Hank Willis Thomas, detail of The Embrace at Boston Common, 2023. Courtesy of the artist.
As a monument to these possibilities of tender insurgency, The Embrace is powerful on its own terms. But its importance is thrown into sharp relief when read against the history of monuments in this country, where sculptures in celebration of violent people and ideas seem ubiquitous. “Most of the monuments all over the country are monuments to heroes of war or victims of war,” Thomas remarked. “There are very few peace monuments and there are even fewer love monuments.”
In a country where monuments are so often linked to iconographies of violence, and in a time when they remain a topic of contestation, The Embrace is not only a refreshing counterpoint. It is also a provocation towards refiguring what defines the power of the monument—a reparative offering that asks what might shift in our cultural norms when we create monuments to love.

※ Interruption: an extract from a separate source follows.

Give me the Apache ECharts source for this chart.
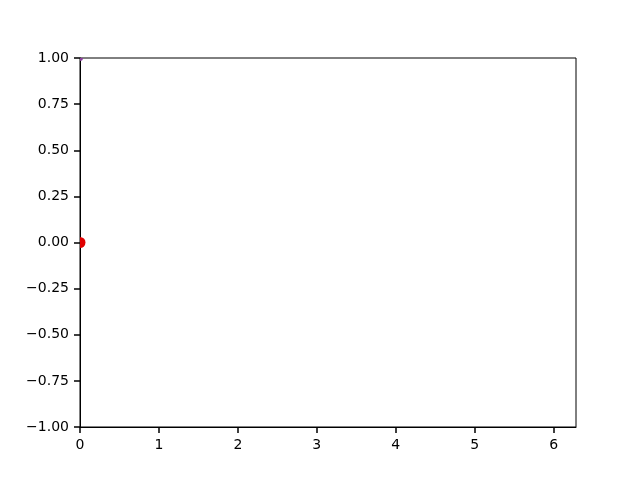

Hank Willis Thomas, detail of The Embrace at Boston Common, 2023. Courtesy of the artist.
During my interview with Thomas, he paused mid-sentence to share the last three pages from Dr. King’s final book, Where Do We Go From Here: Chaos or Community? (1967), published the year before his assassination. Thomas and I dwelled in particular on the opening lines of the last paragraph, in which King names love in the present as the force that will sustain us in the future: “We are now faced with the fact that tomorrow is today. We are confronted with the fierce urgency of now.”
The Embrace echoes King’s prophetic poiesis. It offers an ethic to live by today, and as it lives into the future, it will continue to tell of the urgency of love now, tomorrow, and in the eternal afterlife of that which the Kings—and all those whom they moved and were moved by—knew was possible.